Miko Yan Posted October 25, 2015 Posted October 25, 2015 I'm having a hard time letting go of this girl, that dumped me 3 months ago on my birthday via text for no apparent reason other than she wanted to "be alone" (jeez). It turned long distance the last month so I'd like to think that was the real reason. Problem is, she was not only my first serious relationship (I'm 26, she's 23, it lasted 10 months), but she was my only friend too. I still talked to her for like 6 weeks but I couldn't take it anymore after she told me she had feelings for someone else, so I wrote her a love farewell poem, hoping I would be strong enough not to contact her and her forgetting about me altogether NC from me lasted a month, but she started throwing what you all here call "Breadcrumbs", thing i never thought she would do because of her pride so I totally fell for them... I told her i hated her for doing that to me and that she was a terrible person, that i didn't want to be friends with someone like that and to never contact me again. 4 days ago she apologized, going as far as telling me the guy that once answered for her when i called one night was gay and that there was nothing between them, that she didn't have a boyfriend and that she still loved me... Of course I told her I couldn't believe she was a slut because I still wanted her and told her i hoped she felt better (albeit in a slightly sarcastic tone). Her only response: yes I feel better... I got mad and told her, is that all you have to say??? She said, you told me to never contact you so I'll respect that (except for her only benefit, it seems).. So all her apologies were a lie?? can a person really say I love you, just to feel better with themselves??? if so, this world is even uglier than I thought it was... Sorry for being this pathetic, but I can't let go of her even after all she's done, even if it causes me enough pain to even distract me on my job.. I told her not to contact me again but inside I want her to contact me, just to ignore her and make her feel as bad as I'm feeling.. I still check up my phone just to see a message for her, even breadcrumbs, which I'm sure it won't come anymore.. I am quite shy and have a practically null social circle, can one be to lonely to ever move on from a failed relationship??...

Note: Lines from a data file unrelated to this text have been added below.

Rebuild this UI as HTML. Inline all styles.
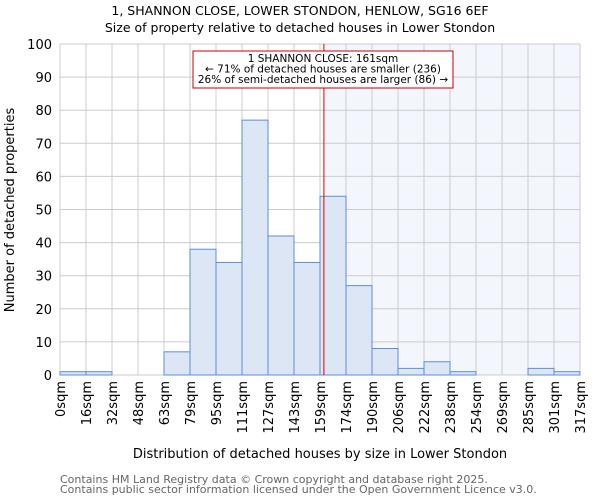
<!DOCTYPE html>
<html><head><meta charset="utf-8"><style>body{margin:0;background:#fff}svg{display:block;font-family:"DejaVu Sans","Liberation Sans",sans-serif}</style></head>
<body>
<svg id="c" width="600" height="500">
<text x="300" y="15" text-anchor="middle" font-size="12.5">1, SHANNON CLOSE, LOWER STONDON, HENLOW, SG16 6EF</text>
<text x="300" y="32" text-anchor="middle" font-size="12.5">Size of property relative to detached houses in Lower Stondon</text>
<g id="grid"></g><g id="bars"></g><g id="ticks"></g>
<text transform="translate(14,210) rotate(-90)" text-anchor="middle" font-size="13">Number of detached properties</text>
<text x="320" y="458" text-anchor="middle" font-size="13">Distribution of detached houses by size in Lower Stondon</text>
<text x="60" y="483" font-size="11" fill="#666">Contains HM Land Registry data © Crown copyright and database right 2025.</text>
<text x="60" y="493" font-size="11" fill="#666">Contains public sector information licensed under the Open Government Licence v3.0.</text>
</svg>
<script>
const tickLabels=["0sqm","16sqm","32sqm","48sqm","63sqm","79sqm","95sqm","111sqm","127sqm","143sqm","159sqm","174sqm","190sqm","206sqm","222sqm","238sqm","254sqm","269sqm","285sqm","301sqm","317sqm"];
const counts=[1,1,0,0,7,38,34,77,42,34,54,27,8,2,4,1,0,0,2,1];
const yTicks=[0,10,20,30,40,50,60,70,80,90,100];
const propertyBin=10.15;
const L=60,R=580,T=44,B=375,NS="http://www.w3.org/2000/svg";
const nb=counts.length,bw=(R-L)/nb;
const xs=i=>L+i*bw, ys=v=>B-(B-T)*v/100;
function mk(t,a,p){const e=document.createElementNS(NS,t);for(const k in a)e.setAttribute(k,a[k]);p.appendChild(e);return e;}
const g=document.getElementById('grid'),bars=document.getElementById('bars'),tk=document.getElementById('ticks');
const mx=xs(propertyBin);
let sh=mk('rect',{x:mx,y:T,width:R-mx,height:B-T,fill:'#f3f6fd'},g);


for(let i=0;i<=nb;i++){let l=mk('line',{x1:xs(i),x2:xs(i),y1:T,y2:B,stroke:'#ccc'},g);

}
yTicks.forEach(v=>{let l=mk('line',{x1:L,x2:R,y1:ys(v),y2:ys(v),stroke:'#ccc'},g);


let t=mk('text',{x:L-8,y:ys(v)+5,'text-anchor':'end','font-size':13},tk);t.textContent=v;

});
counts.forEach((v,i)=>{if(v<=0)return;let r=mk('rect',{x:xs(i),y:ys(v),width:bw,height:B-ys(v),fill:'#dce6f4',stroke:'#5b8fd6','stroke-width':1},bars);

});
tickLabels.forEach((s,i)=>{let t=mk('text',{transform:`translate(${xs(i)+5},381) rotate(-90)`,'text-anchor':'end','font-size':13},tk);t.textContent=s;

});
let ln=mk('line',{x1:mx,x2:mx,y1:T,y2:B,stroke:'#d00','stroke-width':1},bars);


let ann=mk('g',{},bars);


mk('rect',{x:193,y:51,width:260,height:37,fill:'#fff',stroke:'#c00'},ann);
[["1 SHANNON CLOSE: 161sqm",62],["← 71% of detached houses are smaller (236)",72.5],["26% of semi-detached houses are larger (86) →",83]].forEach(([s,y])=>{let t=mk('text',{x:323,y:y,'text-anchor':'middle','font-size':10.5},ann);t.textContent=s;});
</script>
</body></html>
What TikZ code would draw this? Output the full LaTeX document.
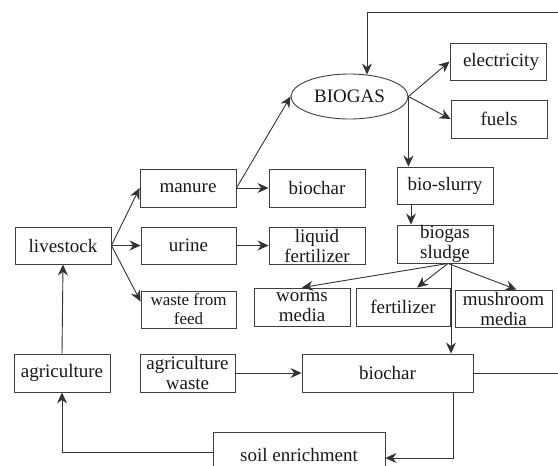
\documentclass[tikz,border=0pt]{standalone}
\usepackage{fontspec}
\setmainfont{Liberation Serif}
\usetikzlibrary{arrows.meta,shapes.geometric,calc}
\begin{document}
\begin{tikzpicture}[x=1pt,y=-1pt,
  box/.style={draw=black!75, line width=0.9pt, minimum width=96pt, minimum height=38pt,
    inner sep=0pt, font=\fontsize{19}{20}\selectfont, align=center, text=black!90},
  arr/.style={draw=black!80, line width=0.9pt, -{Stealth[length=11pt,width=10pt]}},
  ln/.style={draw=black!80, line width=0.9pt}]
\useasboundingbox[fill=white] (0,0) rectangle (558,466);

% nodes
\node[box, ellipse, minimum width=117pt, minimum height=45pt] (biogas) at (349.5,96.5) {BIOGAS};
\node[box, minimum height=37pt] (elec) at (498,61.5) {\hspace{6pt}electricity};
\node[box] (fuels) at (499,119) {fuels};
\node[box] (manure) at (188,188) {manure};
\node[box] (charA) at (317,188) {biochar};
\node[box, minimum width=95pt, minimum height=37pt] (urine) at (188.5,245.5) {urine};
\node[box, minimum height=37pt] (liq) at (317,245.5) {liquid\\fertilizer};
\node[box, minimum width=95pt, minimum height=37pt, font=\fontsize{17}{19}\selectfont] (waste) at (188.5,309.5) {waste from\\feed};
\node[box, minimum height=37pt] (livestock) at (63,245.5) {livestock};
\node[box, minimum height=37pt] (slurry) at (445,185.5) {bio-slurry};
\node[box] (sludge) at (445,244) {biogas\\sludge};
\node[box] (worms) at (302,307) {worms\\media};
\node[box, minimum width=94pt] (fert) at (403,307) {fertilizer};
\node[box, minimum width=97pt, minimum height=37pt] (mush) at (503.5,308.5) {mushroom\\media};
\node[box] (agri) at (62,373) {agriculture};
\node[box, minimum width=95pt] (aw) at (187.5,373) {agriculture\\waste};
\node[box, minimum width=171pt] (charB) at (387.5,373) {biochar};
\node[box, minimum width=172pt, minimum height=46pt] (soil) at (299,455) {soil enrichment};

% connectors
\draw[arr] (livestock.east) -- (manure.west);
\draw[arr] (livestock.east) -- (urine.west);
\draw[arr] (livestock.east) -- ([yshift=8pt]waste.west);
\draw[arr] (manure.east) -- (charA.west);
\draw[arr] (manure.east) -- (biogas.west);
\draw[arr] (urine.east) -- (liq.west);
\draw[arr] (biogas.east) -- (elec.west);
\draw[arr] (biogas.east) -- (fuels.west);
\draw[arr] (biogas.east) -- (biogas.east |- slurry.north);
\draw[arr] ([xshift=-34pt]slurry.south) -- ([xshift=-34pt]sludge.north);
\coordinate (s0) at ([xshift=3pt]sludge.south);
\draw[arr] (s0) -- (worms.north);
\draw[arr] (s0) -- ([xshift=14pt]fert.north);
\draw[arr] (s0) -- ([xshift=13pt]mush.north);
\coordinate (v0) at ([xshift=6pt]sludge.south);
\draw[arr] (v0) -- (v0 |- charB.north);
\draw[arr] (aw.east) -- (charB.west);
\draw[arr] ([xshift=65.5pt]charB.south) |- ([yshift=-3pt]soil.east);
\draw[arr] ([yshift=3pt]soil.west) -| (agri.south);
\draw[arr] (agri.north) -- (livestock.south);
\draw[arr] (charB.east) -- (575,373) -- (575,12) -- (367,12) -- ([xshift=17.5pt,yshift=-1pt]biogas.north);
\end{tikzpicture}
\end{document}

opalant Posted October 25, 2015 Posted October 25, 2015 block her so that you're not waiting for these messages that aren't going to come from her, even if she does send a message it's better that you don't see it because it only hurts you, pro longs your healing and you'll inevitable cave and not ignore the message like you say, whereas if you block her she'll think you're ignoring her is there anyway you could go out for a drink with work colleagues or join some kind of clubs, maybe re connect with some old friends and speak to your family so you don't feel as lonely, it's hard but you need to force yourself out there, loneliness will make you go back to people that don't deserve you
Author Miko Yan Posted October 25, 2015 Author Posted October 25, 2015 Thank you for your kind words opalant, you are so right about what loneliness makes one go to, the irony is that I didn't find this girl particularly charming in the beginning (dare I say I just was.. lonely?) but she managed to find a way into my heart.. just to literally rip it out my chest.. ouch I realized that for the last 2 months everything she said was just for her own benefit, and even if i kept responding she will either ignore what I say or, which i think is worse, lie.. I always thought it was better to be alone than to be with people that don't even respect you enough to tell you the truth, well before her anyway, and I think I forgot my true self.. Closure is not something I'll ever get from her, she made me realize yesterday, so here goes day 1 of NC again .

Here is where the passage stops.